(RECORDS SUPPLIED)
▬▬▬▬▬▬

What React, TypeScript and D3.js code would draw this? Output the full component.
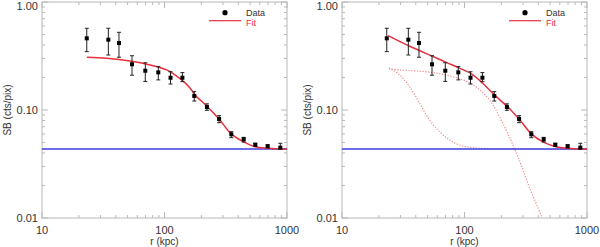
import React from "react";
import * as d3 from "d3";

// surface brightness profile
const radius = [23.2, 34.8, 42.5, 54.3, 69.7, 89, 112, 140, 175, 222, 279, 351, 443, 551, 695, 882];
const sb = [0.461, 0.448, 0.417, 0.265, 0.231, 0.223, 0.199, 0.199, 0.135, 0.1066, 0.0826, 0.0596, 0.0535, 0.0477, 0.0461, 0.0448];
const sbHi = [0.571, 0.571, 0.524, 0.318, 0.274, 0.252, 0.226, 0.222, 0.148, 0.114, 0.0886, 0.063, 0.0558, 0.0492, 0.0477, 0.0492];
const sbLo = [0.347, 0.323, 0.308, 0.21, 0.184, 0.19, 0.174, 0.183, 0.121, 0.0994, 0.0763, 0.0554, 0.0505, 0.0461, 0.0448, 0.0438];

const background = 0.0435;

// single beta model fit (left)
const fit1R = [23.2, 33.7, 52.3, 76.2, 104.2, 134, 161.5, 177.4, 221, 280, 347, 440, 548, 703, 1000];
const fit1SB = [0.308, 0.301, 0.284, 0.261, 0.235, 0.195, 0.16, 0.138, 0.109, 0.082, 0.0608, 0.0509, 0.0457, 0.0443, 0.0435];

// double beta model fit (right)
const fit2R = [23.8, 35.7, 55.3, 71, 91, 114.6, 140.9, 175.4, 225, 280, 348, 433, 557, 692, 1000];
const fit2SB = [0.488, 0.389, 0.313, 0.276, 0.244, 0.215, 0.177, 0.138, 0.107, 0.082, 0.0608, 0.0509, 0.0457, 0.0443, 0.0434];

// components (dotted)
const extR = [24.2, 29.6, 55.3, 91, 124, 160, 193, 232, 280, 337, 420, 440];
const extSB = [0.24, 0.235, 0.222, 0.195, 0.164, 0.124, 0.0867, 0.0566, 0.0344, 0.0195, 0.01066, 0.009];
const coreR = [24.2, 29.6, 35.7, 43.1, 51.9, 62.6, 75.5, 91, 116.8, 150, 250, 1000];
const coreSB = [0.246, 0.211, 0.164, 0.115, 0.0808, 0.063, 0.0528, 0.0474, 0.0448, 0.0439, 0.0436, 0.0435];

const xTickLabels = ["10", "100", "1000"];
const yTickLabels = ["0.01", "0.10", "1.00"];

const RED = "#e8303c";
const BLUE = "#3c3cdc";
const FRAME = "#b8b8b8";
const TEXT = "#333";
const FONT = "Arial, 'Liberation Sans', sans-serif";

type PanelProps = {
  left: number;
  fitR: number[];
  fitSB: number[];
  comps?: { r: number[]; v: number[] }[];
  id: string;
};

const Panel = ({ left, fitR, fitSB, comps, id }: PanelProps) => {
  const top = 2;
  const bottom = 218;
  const right = left + 245;

  const x = d3.scaleLog().domain([10, 1000]).range([left, right]);
  const y = d3.scaleLog().domain([0.01, 1]).range([bottom, top]);

  const line = d3
    .line<[number, number]>()
    .x((d) => x(d[0]))
    .y((d) => y(d[1]))
    .curve(d3.curveCatmullRom.alpha(0.5));

  const xt = x.ticks();
  const yt = y.ticks();
  const isMajor = (v: number) => Math.abs(Math.log10(v) - Math.round(Math.log10(v))) < 1e-6;

  return (
    <g>
      <defs>
        <clipPath id={id}>
          <rect x={left} y={top} width={right - left} height={bottom - top} />
        </clipPath>
      </defs>

      {/* frame + ticks */}
      <rect x={left} y={top} width={right - left} height={bottom - top} fill="none" stroke={FRAME} strokeWidth={1} />
      {xt.map((t, i) => {
        const len = isMajor(t) ? 6 : 3;
        return (
          <g key={"x" + i} stroke={FRAME}>
            <line x1={x(t)} x2={x(t)} y1={bottom} y2={bottom - len} />
            <line x1={x(t)} x2={x(t)} y1={top} y2={top + len} />
          </g>
        );
      })}
      {yt.map((t, i) => {
        const len = isMajor(t) ? 6 : 3;
        return (
          <g key={"y" + i} stroke={FRAME}>
            <line x1={left} x2={left + len} y1={y(t)} y2={y(t)} />
            <line x1={right} x2={right - len} y1={y(t)} y2={y(t)} />
          </g>
        );
      })}

      {/* tick labels */}
      {xTickLabels.map((s) => (
        <text key={s} x={x(+s)} y={233.5} textAnchor="middle" fontSize={11} fill={TEXT} fontFamily={FONT}>
          {s}
        </text>
      ))}
      {yTickLabels.map((s) => (
        <text
          key={s}
          x={left - 4}
          y={Math.max(y(+s) + 4, 10)}
          textAnchor="end"
          fontSize={11}
          fill={TEXT}
          fontFamily={FONT}
        >
          {s}
        </text>
      ))}

      {/* axis titles */}
      <text x={(left + right) / 2} y={245} textAnchor="middle" fontSize={10} fill={TEXT} fontFamily={FONT}>
        r (kpc)
      </text>
      <text
        transform={`translate(${left - 31},${(top + bottom) / 2}) rotate(-90)`}
        textAnchor="middle"
        fontSize={10}
        fill={TEXT}
        fontFamily={FONT}
      >
        SB (cts/pix)
      </text>

      <g clipPath={`url(#${id})`}>
        {/* dotted components */}
        {comps?.map((c, i) => (
          <path
            key={i}
            d={line(c.r.map((r, j) => [r, c.v[j]] as [number, number])) || ""}
            fill="none"
            stroke="#f08a8a"
            strokeWidth={1.2}
            strokeDasharray="1.2,1.6"
          />
        ))}
        {/* background */}
        <line x1={left} x2={right} y1={y(background)} y2={y(background)} stroke={BLUE} strokeWidth={1.5} />
        {/* fit */}
        <path
          d={line(fitR.map((r, j) => [r, fitSB[j]] as [number, number])) || ""}
          fill="none"
          stroke={RED}
          strokeWidth={1.5}
        />
      </g>

      {/* data with error bars */}
      {radius.map((r, i) => (
        <g key={"d" + i} stroke="#222" strokeWidth={1}>
          <line x1={x(r)} x2={x(r)} y1={y(sbLo[i])} y2={y(sbHi[i])} />
          <line x1={x(r) - 2} x2={x(r) + 2} y1={y(sbLo[i])} y2={y(sbLo[i])} />
          <line x1={x(r) - 2} x2={x(r) + 2} y1={y(sbHi[i])} y2={y(sbHi[i])} />
          <rect x={x(r) - 2} y={y(sb[i]) - 2} width={4} height={4} fill="#000" stroke="none" />
        </g>
      ))}

      {/* legend */}
      <circle cx={left + 183} cy={12.7} r={2.6} fill="#000" />
      <text x={left + 204} y={16} fontSize={9} fill={TEXT} fontFamily={FONT}>
        Data
      </text>
      <line x1={left + 167} x2={left + 199} y1={20.7} y2={20.7} stroke={RED} strokeWidth={1.2} />
      <text x={left + 204} y={25.5} fontSize={9} fill={RED} fontFamily={FONT}>
        Fit
      </text>
    </g>
  );
};

export default function App() {
  return (
    <svg
      width={600}
      height={247}
      style={{ position: "absolute", left: 0, top: 0, background: "#fff" }}
    >
      <Panel left={42} fitR={fit1R} fitSB={fit1SB} id="c1" />
      <Panel
        left={342}
        fitR={fit2R}
        fitSB={fit2SB}
        id="c2"
        comps={[
          { r: extR, v: extSB },
          { r: coreR, v: coreSB },
        ]}
      />
    </svg>
  );
}
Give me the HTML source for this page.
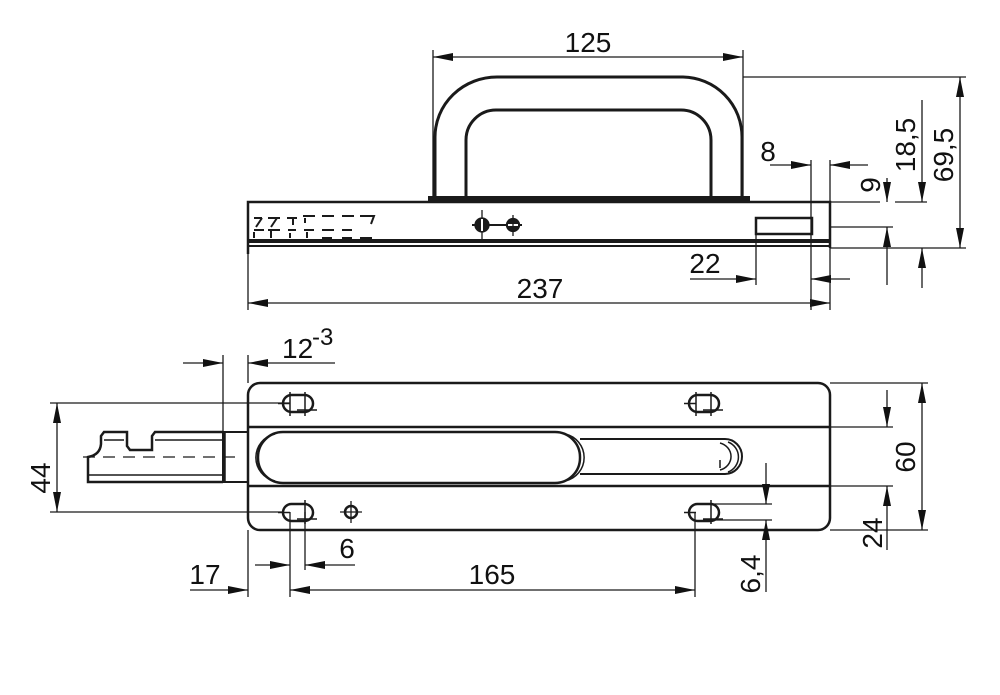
<!DOCTYPE html>
<html><head><meta charset="utf-8"><style>
html,body{margin:0;padding:0;background:#fff}
svg{display:block}
text{font-family:"Liberation Sans Narrow","Liberation Sans",sans-serif;font-size:28px;fill:#111;font-stretch:condensed}
</style></head><body>
<svg width="1000" height="695" viewBox="0 0 1000 695" xmlns="http://www.w3.org/2000/svg">
<defs>
<marker id="a" viewBox="0 0 20 8" refX="20" refY="4" markerWidth="20" markerHeight="8" markerUnits="userSpaceOnUse" orient="auto-start-reverse"><path d="M0,0 L20,4 L0,8 z" fill="#111"/></marker>
</defs>
<g fill="none" stroke="#1a1a1a" stroke-width="1.3">
<path d="M435,198 V137 A62,60 0 0 1 497,77 H683 A60,60 0 0 1 742,137 V198" stroke-width="3"/>
<path d="M466,198 V140 A30,30 0 0 1 496,110 H681 A30,30 0 0 1 711,140 V198" stroke-width="3"/>
<rect x="428" y="196" width="322" height="6" fill="#1a1a1a" stroke="none"/>
<path d="M248,254 V202 H830 V248" stroke-width="2.5"/>
<rect x="248" y="239" width="582" height="4" fill="#1a1a1a" stroke="none"/>
<line x1="248" y1="246" x2="830" y2="246" stroke-width="2"/>
<rect x="756" y="218" width="56" height="16" stroke-width="2.5"/>
<g stroke-width="2">
<path d="M254,218 h8 M256,227 l6,-9 M254,230 h10 M254,238 v-6"/>
<path d="M268,218 h12 M271,227 l6,-9 M268,230 h12 M271,238 v-8"/>
<path d="M287,218 h10 M293,225 v-6 M288,230 h8 M290,238 v-5"/>
<path d="M303,216 h12 M305,223 v-5 M304,230 h10 M307,238 v-6"/>
<path d="M322,216 h12 M322,230 h12 M322,238 h10"/>
<path d="M342,216 h12 M342,230 h10 M342,238 h10"/>
<path d="M360,216 h14 l-3,8 M360,238 h12"/>
</g>
<line x1="482" y1="210" x2="482" y2="240"/>
<line x1="472" y1="225" x2="522" y2="225" stroke-width="2"/>
<circle cx="482" cy="225" r="7" fill="#1a1a1a"/>
<line x1="482" y1="219" x2="482" y2="231" stroke="#fff" stroke-width="2"/>
<circle cx="513" cy="225" r="6.5" fill="#1a1a1a"/>
<line x1="508" y1="225" x2="518" y2="225" stroke="#fff" stroke-width="2"/>
<line x1="513" y1="215" x2="513" y2="236"/>
<line x1="433" y1="50" x2="433" y2="196"/>
<line x1="743" y1="50" x2="743" y2="196"/>
<line x1="433" y1="57" x2="743" y2="57" marker-start="url(#a)" marker-end="url(#a)"/>
<line x1="248" y1="248" x2="248" y2="310"/>
<line x1="830" y1="248" x2="830" y2="310"/>
<line x1="248" y1="303" x2="830" y2="303" marker-start="url(#a)" marker-end="url(#a)"/>
<line x1="811" y1="160" x2="811" y2="310"/>
<line x1="830" y1="160" x2="830" y2="202"/>
<line x1="770" y1="165" x2="811" y2="165" marker-end="url(#a)"/>
<line x1="868" y1="165" x2="830" y2="165" marker-end="url(#a)"/>
<line x1="756" y1="234" x2="756" y2="285"/>
<line x1="690" y1="279" x2="756" y2="279" marker-end="url(#a)"/>
<line x1="850" y1="279" x2="811" y2="279" marker-end="url(#a)"/>
<line x1="743" y1="77" x2="966" y2="77"/>
<line x1="830" y1="202" x2="880" y2="202"/>
<line x1="895" y1="202" x2="927" y2="202"/>
<line x1="830" y1="227" x2="893" y2="227"/>
<line x1="830" y1="248" x2="966" y2="248"/>
<line x1="887" y1="178" x2="887" y2="202" marker-end="url(#a)"/>
<line x1="887" y1="285" x2="887" y2="227" marker-end="url(#a)"/>
<line x1="922" y1="100" x2="922" y2="202" marker-end="url(#a)"/>
<line x1="922" y1="288" x2="922" y2="248" marker-end="url(#a)"/>
<line x1="960" y1="77" x2="960" y2="248" marker-start="url(#a)" marker-end="url(#a)"/>

<rect x="248" y="383" width="582" height="147" rx="12" stroke-width="2.5"/>
<line x1="248" y1="427" x2="830" y2="427" stroke-width="2.5"/>
<line x1="248" y1="486" x2="830" y2="486" stroke-width="2.5"/>
<path d="M580,439 H725 A17,17.5 0 0 1 725,474 H580" stroke-width="2"/>
<path d="M728,442 A16,16 0 0 1 728,472 M720,443 A15,14 0 0 1 720,470 M720,460 v8" stroke-width="1.5"/>
<rect x="258" y="432" width="322" height="51" rx="25" stroke-width="2.5"/>
<path d="M275,434 A24,24 0 0 0 275,481 M565,434 A24,24 0 0 1 565,481" stroke-width="1.5"/>
<rect x="223" y="432" width="25" height="50" stroke-width="2"/>
<line x1="224" y1="432" x2="224" y2="482" stroke-width="3.5"/>
<path d="M223,432 H155 L152,436 V450 H130 L127,446 V432 H104 L101,436 V444 Q100,455 88,457 V482 H223" stroke-width="2.5"/>
<line x1="104" y1="440" x2="124" y2="440" stroke-width="1.5"/>
<line x1="155" y1="440" x2="222" y2="440" stroke-width="1.5"/>
<line x1="88" y1="475" x2="222" y2="475" stroke-width="1.5"/>
<line x1="83" y1="457" x2="235" y2="457" stroke-dasharray="12,8"/>
<g stroke-width="2.5">
<rect x="283" y="395" width="30" height="17" rx="8.5"/>
<rect x="689" y="395" width="30" height="17" rx="8.5"/>
<rect x="283" y="504" width="30" height="17" rx="8.5"/>
<rect x="689" y="504" width="30" height="17" rx="8.5"/>
</g>
<g stroke-width="1.5">
<path d="M278,403.5 h12 M297,410 h20 M290,392 v24 M305,392 v24"/>
<path d="M684,403.5 h12 M703,410 h20 M696,392 v24 M711,392 v24"/>
<path d="M278,512.5 h12 M297,519 h20 M305,500 v24"/>
<path d="M684,512.5 h12 M703,519 h20 M711,500 v24"/>
</g>
<circle cx="351" cy="512" r="6" stroke-width="2.5"/>
<path d="M340,512 h22 M351,501 v22"/>
<line x1="50" y1="403" x2="290" y2="403"/>
<line x1="50" y1="512" x2="283" y2="512"/>
<line x1="57" y1="403" x2="57" y2="512" marker-start="url(#a)" marker-end="url(#a)"/>
<line x1="223" y1="355" x2="223" y2="432"/>
<line x1="248" y1="355" x2="248" y2="383"/>
<line x1="183" y1="363" x2="223" y2="363" marker-end="url(#a)"/>
<line x1="335" y1="363" x2="248" y2="363" marker-end="url(#a)"/>
<line x1="830" y1="383" x2="928" y2="383"/>
<line x1="830" y1="530" x2="928" y2="530"/>
<line x1="830" y1="427" x2="893" y2="427"/>
<line x1="830" y1="486" x2="893" y2="486"/>
<line x1="922" y1="383" x2="922" y2="530" marker-start="url(#a)" marker-end="url(#a)"/>
<line x1="887" y1="390" x2="887" y2="427" marker-end="url(#a)"/>
<line x1="887" y1="550" x2="887" y2="486" marker-end="url(#a)"/>
<line x1="703" y1="504" x2="772" y2="504"/>
<line x1="703" y1="520" x2="772" y2="520"/>
<line x1="766" y1="463" x2="766" y2="504" marker-end="url(#a)"/>
<line x1="766" y1="592" x2="766" y2="520" marker-end="url(#a)"/>
<line x1="248" y1="530" x2="248" y2="597"/>
<line x1="290" y1="512" x2="290" y2="597"/>
<line x1="305" y1="512" x2="305" y2="570"/>
<line x1="695" y1="512" x2="695" y2="597"/>
<line x1="190" y1="590" x2="248" y2="590" marker-end="url(#a)"/>
<line x1="290" y1="590" x2="695" y2="590" marker-start="url(#a)" marker-end="url(#a)"/>
<line x1="255" y1="565" x2="290" y2="565" marker-end="url(#a)"/>
<line x1="355" y1="565" x2="305" y2="565" marker-end="url(#a)"/>
</g>
<text x="588" y="52" text-anchor="middle">125</text>
<text x="540" y="298" text-anchor="middle">237</text>
<text x="768" y="161" text-anchor="middle">8</text>
<text x="705" y="273" text-anchor="middle">22</text>
<text transform="translate(880,185) rotate(-90)" text-anchor="middle">9</text>
<text transform="translate(915,145) rotate(-90)" text-anchor="middle">18,5</text>
<text transform="translate(953,155) rotate(-90)" text-anchor="middle">69,5</text>
<text x="282" y="358">12</text><text x="312" y="345" style="font-size:24px">-3</text>
<text transform="translate(50,478) rotate(-90)" text-anchor="middle">44</text>
<text transform="translate(915,457) rotate(-90)" text-anchor="middle">60</text>
<text transform="translate(882,533) rotate(-90)" text-anchor="middle">24</text>
<text transform="translate(760,574) rotate(-90)" text-anchor="middle">6,4</text>
<text x="347" y="558" text-anchor="middle">6</text>
<text x="205" y="584" text-anchor="middle">17</text>
<text x="492" y="584" text-anchor="middle">165</text>
</svg>
</body></html>
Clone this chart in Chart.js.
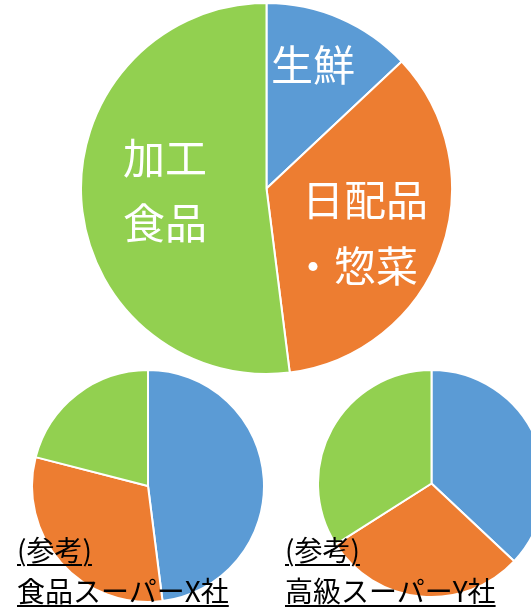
<!DOCTYPE html>
<html>
<head>
<meta charset="utf-8">
<script src="https://cdn.jsdelivr.net/npm/chart.js@4.4.1/dist/chart.umd.min.js"></script>
<style>
  html, body { margin: 0; padding: 0; width: 531px; height: 608px; overflow: hidden; background: #fff; }
  body { position: relative; font-family: "Noto Sans CJK JP", "Noto Sans", sans-serif; }
  .box { position: absolute; }
  .lbl { position: absolute; color: #fff; font-size: 42px; line-height: 1; white-space: nowrap; }
  .cap { position: absolute; color: #000; font-size: 28px; line-height: 1; white-space: nowrap; text-decoration: underline; text-decoration-thickness: 2px; text-underline-offset: 3px; }
</style>
</head>
<body>
<div class="box" style="left:80px;top:2px;width:373px;height:373px;"><canvas id="mainPie"></canvas></div>
<div class="box" style="left:31px;top:369px;width:234px;height:234px;"><canvas id="pieX"></canvas></div>
<div class="box" style="left:317px;top:369px;width:229px;height:229px;"><canvas id="pieY"></canvas></div>

<div class="lbl" style="left:271px;top:42px;">生鮮</div>
<div class="lbl" style="left:123px;top:135px;">加工</div>
<div class="lbl" style="left:123px;top:200px;">食品</div>
<div class="lbl" style="left:302px;top:177px;">日配品</div>
<div class="lbl" style="left:292px;top:243px;">・惣菜</div>

<div class="cap" style="left:17px;top:535px;">(参考)</div>
<div class="cap" style="left:17px;top:576px;">食品スーパーX社</div>
<div class="cap" style="left:285px;top:535px;">(参考)</div>
<div class="cap" style="left:285px;top:576px;">高級スーパーY社</div>

<script>
// 売場構成比 (%)
const categories = ['生鮮', '日配品・惣菜', '加工食品'];
const mainValues = [13, 35, 52];
const superXValues = [48, 31, 21];
const superYValues = [37, 29, 34];
const colors = ['#5B9BD5', '#ED7D31', '#92D050'];

function makePie(id, values) {
  const ctx = document.getElementById(id).getContext('2d');
  return new Chart(ctx, {
    type: 'pie',
    data: {
      labels: categories,
      datasets: [{
        data: values,
        backgroundColor: colors,
        borderColor: '#ffffff',
        borderWidth: 2
      }]
    },
    options: {
      responsive: true,
      maintainAspectRatio: false,
      animation: false,
      devicePixelRatio: 1,
      events: [],
      plugins: {
        legend: { display: false },
        tooltip: { enabled: false }
      }
    }
  });
}

makePie('mainPie', mainValues);
makePie('pieX', superXValues);
makePie('pieY', superYValues);
</script>
</body>
</html>
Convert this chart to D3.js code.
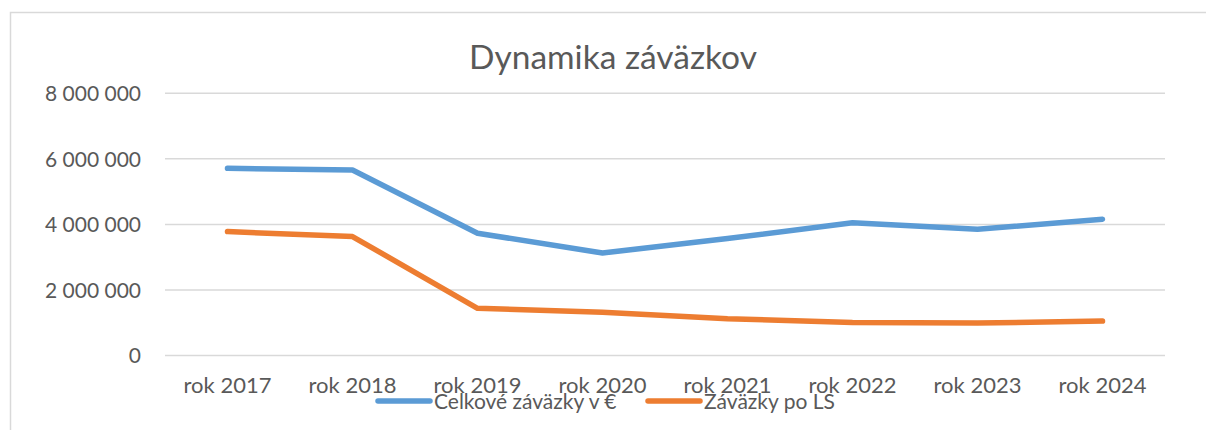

▬▬▬▬▬▬

(GIVEN INSTRUCTION)
Of all the lines in the data above, state how many include "this". Say only the number.

(RIGHT ANSWER)
4